TASK OBJECTIVE — Begin with the first line of the listing and quote every line through the one containing "Arial, Helvetica, sans-serif';"; give only those lines.

GIVEN MATERIAL —
************

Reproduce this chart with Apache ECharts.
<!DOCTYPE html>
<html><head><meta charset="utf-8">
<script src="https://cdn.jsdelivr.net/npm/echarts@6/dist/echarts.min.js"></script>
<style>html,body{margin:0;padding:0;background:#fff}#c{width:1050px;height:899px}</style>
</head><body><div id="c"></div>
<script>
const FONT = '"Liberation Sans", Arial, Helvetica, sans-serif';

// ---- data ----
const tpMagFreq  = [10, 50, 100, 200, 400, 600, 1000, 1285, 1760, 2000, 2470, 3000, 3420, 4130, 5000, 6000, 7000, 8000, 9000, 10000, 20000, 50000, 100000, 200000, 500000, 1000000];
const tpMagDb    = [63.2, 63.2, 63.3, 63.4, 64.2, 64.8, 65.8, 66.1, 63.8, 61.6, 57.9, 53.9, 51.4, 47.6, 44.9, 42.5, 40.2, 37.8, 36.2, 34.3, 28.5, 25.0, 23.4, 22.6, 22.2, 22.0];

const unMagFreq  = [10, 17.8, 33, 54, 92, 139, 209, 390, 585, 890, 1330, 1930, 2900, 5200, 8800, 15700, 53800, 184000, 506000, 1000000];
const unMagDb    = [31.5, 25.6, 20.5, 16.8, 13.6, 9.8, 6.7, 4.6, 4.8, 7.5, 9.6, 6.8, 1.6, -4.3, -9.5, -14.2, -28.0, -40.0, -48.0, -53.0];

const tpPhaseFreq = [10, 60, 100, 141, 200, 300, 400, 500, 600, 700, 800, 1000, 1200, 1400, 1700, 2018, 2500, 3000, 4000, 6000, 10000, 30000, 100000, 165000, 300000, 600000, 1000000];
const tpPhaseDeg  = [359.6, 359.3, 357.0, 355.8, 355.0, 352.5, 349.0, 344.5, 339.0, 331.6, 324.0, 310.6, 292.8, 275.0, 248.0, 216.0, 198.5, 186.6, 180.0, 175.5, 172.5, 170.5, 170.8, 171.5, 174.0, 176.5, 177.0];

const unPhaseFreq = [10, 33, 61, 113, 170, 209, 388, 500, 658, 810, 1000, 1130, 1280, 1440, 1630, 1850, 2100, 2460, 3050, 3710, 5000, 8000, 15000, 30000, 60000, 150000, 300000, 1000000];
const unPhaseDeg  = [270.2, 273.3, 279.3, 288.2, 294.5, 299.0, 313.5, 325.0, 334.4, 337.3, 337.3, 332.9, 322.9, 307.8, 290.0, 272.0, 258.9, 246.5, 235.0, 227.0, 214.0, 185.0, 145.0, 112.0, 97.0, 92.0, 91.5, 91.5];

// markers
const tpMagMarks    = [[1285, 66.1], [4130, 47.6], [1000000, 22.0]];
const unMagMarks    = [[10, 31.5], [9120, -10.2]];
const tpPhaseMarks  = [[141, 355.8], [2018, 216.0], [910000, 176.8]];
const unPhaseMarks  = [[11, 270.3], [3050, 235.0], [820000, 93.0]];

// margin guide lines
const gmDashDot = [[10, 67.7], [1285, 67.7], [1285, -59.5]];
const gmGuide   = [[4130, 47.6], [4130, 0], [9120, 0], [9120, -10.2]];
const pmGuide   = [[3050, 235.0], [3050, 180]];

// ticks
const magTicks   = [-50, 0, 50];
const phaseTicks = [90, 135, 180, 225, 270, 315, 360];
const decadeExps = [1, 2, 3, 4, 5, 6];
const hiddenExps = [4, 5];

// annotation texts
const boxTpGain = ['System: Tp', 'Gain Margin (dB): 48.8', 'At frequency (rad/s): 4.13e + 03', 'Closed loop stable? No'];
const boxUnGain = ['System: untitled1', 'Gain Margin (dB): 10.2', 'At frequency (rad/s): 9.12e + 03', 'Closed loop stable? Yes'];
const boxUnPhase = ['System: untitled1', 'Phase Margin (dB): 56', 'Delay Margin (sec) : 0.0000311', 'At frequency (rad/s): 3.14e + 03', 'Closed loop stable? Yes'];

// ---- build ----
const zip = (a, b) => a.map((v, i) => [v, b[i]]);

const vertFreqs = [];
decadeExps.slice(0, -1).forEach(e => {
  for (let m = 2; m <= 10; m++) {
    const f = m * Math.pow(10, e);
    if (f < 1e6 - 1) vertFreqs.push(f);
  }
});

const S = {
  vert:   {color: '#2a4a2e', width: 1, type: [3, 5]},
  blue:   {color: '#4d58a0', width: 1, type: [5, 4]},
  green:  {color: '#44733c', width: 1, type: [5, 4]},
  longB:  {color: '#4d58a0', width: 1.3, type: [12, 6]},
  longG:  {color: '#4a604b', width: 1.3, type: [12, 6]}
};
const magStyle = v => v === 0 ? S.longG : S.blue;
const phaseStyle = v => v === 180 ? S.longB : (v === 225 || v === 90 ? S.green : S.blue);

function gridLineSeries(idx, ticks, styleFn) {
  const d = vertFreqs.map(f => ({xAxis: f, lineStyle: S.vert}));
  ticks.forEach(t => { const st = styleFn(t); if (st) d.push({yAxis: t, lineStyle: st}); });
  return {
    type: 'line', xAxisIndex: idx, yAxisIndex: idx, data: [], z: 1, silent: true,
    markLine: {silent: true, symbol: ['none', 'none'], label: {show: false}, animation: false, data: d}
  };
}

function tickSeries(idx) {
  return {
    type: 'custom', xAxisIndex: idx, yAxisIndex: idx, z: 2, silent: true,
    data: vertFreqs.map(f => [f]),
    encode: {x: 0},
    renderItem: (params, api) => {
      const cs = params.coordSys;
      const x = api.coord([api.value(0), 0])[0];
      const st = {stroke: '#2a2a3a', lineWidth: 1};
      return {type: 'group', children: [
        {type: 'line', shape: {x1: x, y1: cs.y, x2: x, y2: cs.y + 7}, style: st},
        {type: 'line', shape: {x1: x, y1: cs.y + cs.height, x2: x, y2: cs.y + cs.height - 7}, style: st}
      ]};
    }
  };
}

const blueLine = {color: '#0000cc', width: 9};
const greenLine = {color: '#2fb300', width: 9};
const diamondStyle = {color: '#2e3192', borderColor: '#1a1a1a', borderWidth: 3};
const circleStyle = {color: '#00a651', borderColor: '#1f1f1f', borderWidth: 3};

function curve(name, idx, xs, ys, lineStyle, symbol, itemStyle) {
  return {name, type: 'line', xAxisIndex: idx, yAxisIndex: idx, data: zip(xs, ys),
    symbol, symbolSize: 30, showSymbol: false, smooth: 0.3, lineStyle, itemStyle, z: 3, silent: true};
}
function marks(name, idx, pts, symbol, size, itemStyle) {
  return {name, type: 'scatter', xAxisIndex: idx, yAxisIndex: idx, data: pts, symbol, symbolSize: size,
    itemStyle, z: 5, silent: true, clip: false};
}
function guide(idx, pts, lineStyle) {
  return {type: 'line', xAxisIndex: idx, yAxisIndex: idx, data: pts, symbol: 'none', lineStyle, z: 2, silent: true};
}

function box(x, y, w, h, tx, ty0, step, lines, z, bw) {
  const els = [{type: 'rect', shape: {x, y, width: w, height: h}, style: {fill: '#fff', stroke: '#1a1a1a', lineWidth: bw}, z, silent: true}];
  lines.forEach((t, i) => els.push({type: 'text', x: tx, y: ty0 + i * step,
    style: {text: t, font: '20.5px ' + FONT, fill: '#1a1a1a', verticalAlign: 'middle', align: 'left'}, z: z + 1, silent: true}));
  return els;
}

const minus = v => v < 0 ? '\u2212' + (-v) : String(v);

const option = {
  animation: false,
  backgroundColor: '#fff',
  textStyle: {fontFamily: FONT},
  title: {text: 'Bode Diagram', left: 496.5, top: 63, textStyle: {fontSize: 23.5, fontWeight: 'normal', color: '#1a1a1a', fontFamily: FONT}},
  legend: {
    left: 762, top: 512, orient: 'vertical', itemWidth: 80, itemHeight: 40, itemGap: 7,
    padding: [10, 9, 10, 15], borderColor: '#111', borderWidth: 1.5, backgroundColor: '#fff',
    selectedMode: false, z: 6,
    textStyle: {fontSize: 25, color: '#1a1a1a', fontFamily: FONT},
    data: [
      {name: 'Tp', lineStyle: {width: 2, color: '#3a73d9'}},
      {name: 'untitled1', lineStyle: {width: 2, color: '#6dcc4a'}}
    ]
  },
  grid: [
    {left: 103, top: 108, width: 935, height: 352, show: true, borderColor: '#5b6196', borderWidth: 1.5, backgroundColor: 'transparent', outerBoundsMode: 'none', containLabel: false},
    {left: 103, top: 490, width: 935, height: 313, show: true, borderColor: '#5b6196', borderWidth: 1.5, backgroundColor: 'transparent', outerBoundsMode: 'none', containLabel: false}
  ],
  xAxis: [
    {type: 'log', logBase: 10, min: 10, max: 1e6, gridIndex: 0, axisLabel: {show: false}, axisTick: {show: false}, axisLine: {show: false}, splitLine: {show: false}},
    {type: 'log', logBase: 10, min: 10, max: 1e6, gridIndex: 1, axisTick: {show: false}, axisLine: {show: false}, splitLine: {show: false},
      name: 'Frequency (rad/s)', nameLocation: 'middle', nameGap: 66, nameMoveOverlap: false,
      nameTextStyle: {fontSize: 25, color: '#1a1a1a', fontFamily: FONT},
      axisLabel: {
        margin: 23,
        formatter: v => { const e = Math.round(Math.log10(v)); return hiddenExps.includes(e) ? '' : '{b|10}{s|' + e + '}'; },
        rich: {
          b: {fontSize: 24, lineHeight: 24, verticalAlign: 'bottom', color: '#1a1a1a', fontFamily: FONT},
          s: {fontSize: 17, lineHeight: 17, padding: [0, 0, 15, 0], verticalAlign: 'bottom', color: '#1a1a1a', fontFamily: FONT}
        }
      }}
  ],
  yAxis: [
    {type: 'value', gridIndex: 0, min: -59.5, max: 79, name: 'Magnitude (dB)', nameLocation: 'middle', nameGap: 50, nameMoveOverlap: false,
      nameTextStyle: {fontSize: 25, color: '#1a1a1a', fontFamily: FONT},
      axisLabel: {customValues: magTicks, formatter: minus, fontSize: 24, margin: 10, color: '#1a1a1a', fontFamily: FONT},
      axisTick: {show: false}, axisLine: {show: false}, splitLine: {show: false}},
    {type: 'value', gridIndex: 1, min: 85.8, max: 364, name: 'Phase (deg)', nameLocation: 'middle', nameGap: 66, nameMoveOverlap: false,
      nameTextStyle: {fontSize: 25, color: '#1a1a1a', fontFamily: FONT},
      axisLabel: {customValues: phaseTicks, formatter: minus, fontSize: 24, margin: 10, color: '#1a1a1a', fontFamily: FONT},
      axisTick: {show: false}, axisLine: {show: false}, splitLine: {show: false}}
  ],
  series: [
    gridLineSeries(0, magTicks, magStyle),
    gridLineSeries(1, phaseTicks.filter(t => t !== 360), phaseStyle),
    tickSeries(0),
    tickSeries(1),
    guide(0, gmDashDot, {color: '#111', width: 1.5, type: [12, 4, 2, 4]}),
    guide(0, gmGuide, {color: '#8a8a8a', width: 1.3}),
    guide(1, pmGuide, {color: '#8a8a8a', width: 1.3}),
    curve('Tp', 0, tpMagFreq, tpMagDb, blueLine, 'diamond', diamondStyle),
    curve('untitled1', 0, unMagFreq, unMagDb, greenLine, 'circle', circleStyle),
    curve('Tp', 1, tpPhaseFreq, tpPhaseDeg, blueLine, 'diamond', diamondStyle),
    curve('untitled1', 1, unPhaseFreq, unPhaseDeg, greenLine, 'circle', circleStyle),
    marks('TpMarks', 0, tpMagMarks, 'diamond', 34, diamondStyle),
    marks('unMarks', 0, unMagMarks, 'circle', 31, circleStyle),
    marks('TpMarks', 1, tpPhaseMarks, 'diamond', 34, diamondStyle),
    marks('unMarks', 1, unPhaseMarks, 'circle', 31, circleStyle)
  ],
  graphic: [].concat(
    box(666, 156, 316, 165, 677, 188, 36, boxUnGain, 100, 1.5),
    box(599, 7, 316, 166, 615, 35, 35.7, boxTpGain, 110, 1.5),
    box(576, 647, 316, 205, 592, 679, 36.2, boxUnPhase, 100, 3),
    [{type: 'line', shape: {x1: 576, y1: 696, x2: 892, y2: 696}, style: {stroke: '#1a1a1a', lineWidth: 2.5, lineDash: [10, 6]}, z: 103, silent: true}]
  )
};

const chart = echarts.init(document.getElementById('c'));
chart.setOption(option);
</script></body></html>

************

RESULT —
Reproduce this chart with Apache ECharts.
<!DOCTYPE html>
<html><head><meta charset="utf-8">
<script src="https://cdn.jsdelivr.net/npm/echarts@6/dist/echarts.min.js"></script>
<style>html,body{margin:0;padding:0;background:#fff}#c{width:1050px;height:899px}</style>
</head><body><div id="c"></div>
<script>
const FONT = '"Liberation Sans", Arial, Helvetica, sans-serif';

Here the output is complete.